Tuesday, March 17, 2009

Maureen The Irish Rose

In honor of St Patricks Day, Maureen Dowd gave an interview with her sister to the Irish Times website. She also unearthed this photo of her at the age of two that appeared in the Washington Post. What a cute shamrock on her dress.

In the article, she talks about the Irish lad that got away:

Somewhere in Australia there's an Irish lad called Rowan McCormick who broke Maureen Dowd's heart. When she went back in the early 1970s to visit her homestead in County Clare, hard by the majestic Cliffs of Moher, she met him and fell madly in love.

{snip}

Sadly, like most summer romances, Dowd’s didn’t work out, and her beau departed for Australia.

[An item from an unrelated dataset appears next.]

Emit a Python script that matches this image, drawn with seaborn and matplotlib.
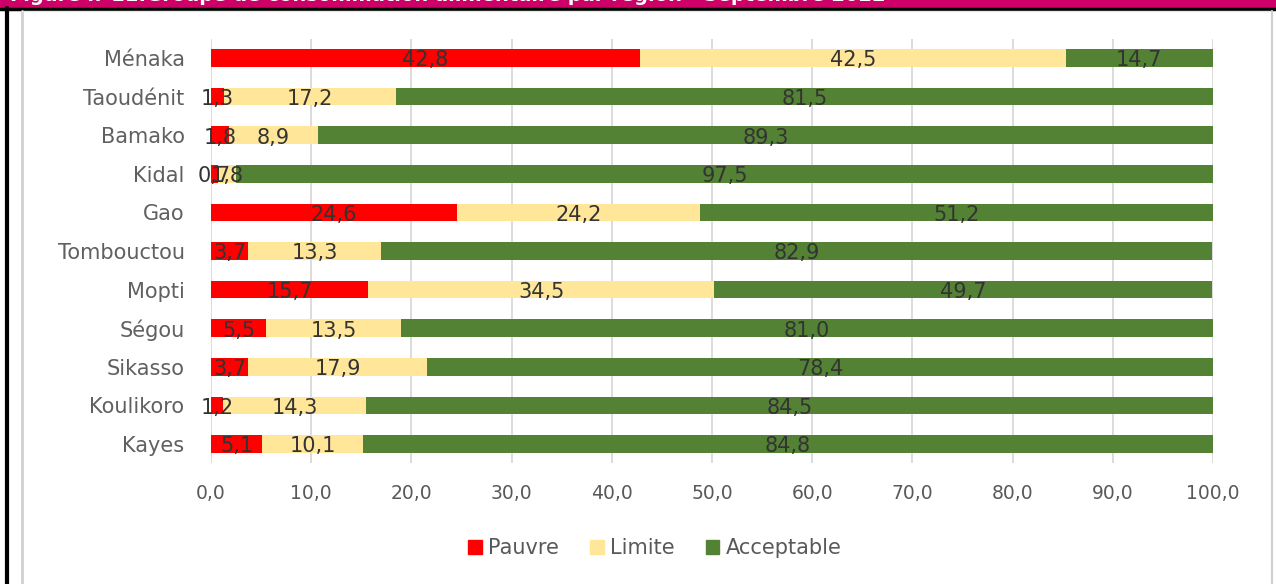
import matplotlib
matplotlib.use("Agg")
import matplotlib.pyplot as plt
import matplotlib.patches as mpatches
from matplotlib.lines import Line2D
import seaborn as sns
import pandas as pd
import numpy as np

regions = ["Ménaka", "Taoudénit", "Bamako", "Kidal", "Gao", "Tombouctou",
           "Mopti", "Ségou", "Sikasso", "Koulikoro", "Kayes"]
pauvre = [42.8, 1.3, 1.8, 0.7, 24.6, 3.7, 15.7, 5.5, 3.7, 1.2, 5.1]
limite = [42.5, 17.2, 8.9, 1.8, 24.2, 13.3, 34.5, 13.5, 17.9, 14.3, 10.1]
acceptable = [14.7, 81.5, 89.3, 97.5, 51.2, 82.9, 49.7, 81.0, 78.4, 84.5, 84.8]
series_names = ["Pauvre", "Limite", "Acceptable"]
colors = ["#FF0000", "#FFE699", "#548235"]
xticks = [0, 10, 20, 30, 40, 50, 60, 70, 80, 90, 100]
title = "Figure n°11:Groupe de consommation alimentaire par région - Septembre 2022"

sns.set_theme(style="white")
plt.rcParams['font.family'] = ['DejaVu Sans']

df = pd.DataFrame({"region": regions, "Pauvre": pauvre, "Limite": limite,
                   "Acceptable": acceptable})
df["c1"] = df["Pauvre"]
df["c2"] = df["Pauvre"] + df["Limite"]
df["c3"] = df["c2"] + df["Acceptable"]

W, H = 1276, 584
fig = plt.figure(figsize=(W / 100, H / 100), dpi=100)
ax = fig.add_axes([211 / W, 1 - 463.3 / H, (1213 - 211) / W, (463.3 - 38.7) / H])

bw = 0.46
for col, c in zip(["c3", "c2", "c1"], [colors[2], colors[1], colors[0]]):
    sns.barplot(data=df, x=col, y="region", order=regions, color=c,
                width=bw, orient="h", ax=ax, saturation=1, zorder=3,
                linewidth=0)

# value labels
for i, r in df.iterrows():
    starts = [0, r["c1"], r["c2"]]
    vals = [r["Pauvre"], r["Limite"], r["Acceptable"]]
    for s, v in zip(starts, vals):
        ax.text(s + v / 2, i + 0.06, f"{v:.1f}".replace(".", ","),
                ha="center", va="center", fontsize=15, color="#333333",
                zorder=5)

ax.set_xlim(0, 100)
ax.set_ylim(len(regions) - 0.5, -0.5)
ax.set_xticks(xticks)
ax.set_xticklabels([f"{t:.1f}".replace(".", ",") for t in xticks],
                   fontsize=13.5, color="#595959")
ax.tick_params(axis="x", length=0, pad=15)
ax.tick_params(axis="y", length=0, pad=19)
for lab in ax.get_yticklabels():
    lab.set_fontsize(15)
    lab.set_color("#606060")
ax.set_xlabel("")
ax.set_ylabel("")
ax.grid(axis="x", color="#d9d9d9", linewidth=1.3, zorder=0)
ax.grid(axis="y", visible=False)
for sp in ax.spines.values():
    sp.set_visible(False)

# legend
handles = [mpatches.Patch(color=c, label=n) for c, n in zip(colors, series_names)]
fig.legend(handles=handles, loc="center", bbox_to_anchor=(655 / W, 1 - 548 / H),
           ncol=3, frameon=False, fontsize=15, handlelength=0.65,
           handleheight=0.65, handletextpad=0.3, columnspacing=1.5,
           labelcolor="#595959")

# frame decorations
fig.add_artist(mpatches.Rectangle((0, 1 - 7 / H), 1, 7 / H, transform=fig.transFigure,
                                  color="#CC0066", zorder=10))
fig.text(10 / W, 1 + 5 / H, title, color="white", fontsize=14, fontweight="bold",
         ha="left", va="center", zorder=11, clip_on=False)
fig.add_artist(Line2D([0, 1], [1 - 8.5 / H, 1 - 8.5 / H], transform=fig.transFigure,
                      color="black", linewidth=2.5, zorder=12))
fig.add_artist(Line2D([7 / W, 7 / W], [0, 1 - 8 / H], transform=fig.transFigure,
                      color="black", linewidth=3, zorder=12))
fig.add_artist(Line2D([22 / W, 22 / W], [0, 1 - 11 / H], transform=fig.transFigure,
                      color="#d0d0d0", linewidth=2, zorder=12))
fig.add_artist(Line2D([22 / W, 1272 / W], [1 - 11 / H, 1 - 11 / H], transform=fig.transFigure,
                      color="#e6e6e6", linewidth=1, zorder=12))
fig.add_artist(Line2D([1272 / W, 1272 / W], [0, 1 - 11 / H], transform=fig.transFigure,
                      color="#d0d0d0", linewidth=1.5, zorder=12))

fig.savefig("out.png", dpi=100)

But when she was Down Under a few years back on a book tour she put out an all points bulletin and he came running.

Alas, he was married now and settled down. Dowd still sounds disappointed.
The Dowd patriarch nearly didn't make it to America from Ireland:
Michael from Clare was the son of a poor farmer in a poor country, the second child in the family named Michael after the first died. He was booked on the Titanic in 1914, but his mother cried all night and he couldn’t leave her.
Once in America, her dad became a cop that hung around a neighborhood bar (no Irish stereotypes at work there) where he found love:
The cop and the barkeep's daughter were both champion Irish step dancers. In 1934 they married; the age difference was 18 years. They raised five kids together – Maureen, the youngest, Michael, Martin, Kevin and Peggy.
From her mother's side, angry politics runs in Maureen's blood:
Her mother was an Irish rebel. In the 1970s Peggy Dowd led a demonstration at the British Embassy after Bloody Sunday when 14 were shot by British forces in Derry. To her eternal satisfaction the then British ambassador had to sneak in through the underground garage.
A tradition she carries on:
The old Irish rebel still lives on in the daughter. Mike Quill, the great union leader and 1920s IRA activist, is alleged to have told the immigration man letting him into America that, “if there’s a government here I’m against it.” Sometimes it seems Maureen feels that way too.
Ain't that the truth. So on this Saint Paddy's Day, raise a pint and toast "Maureen Go Bragh!"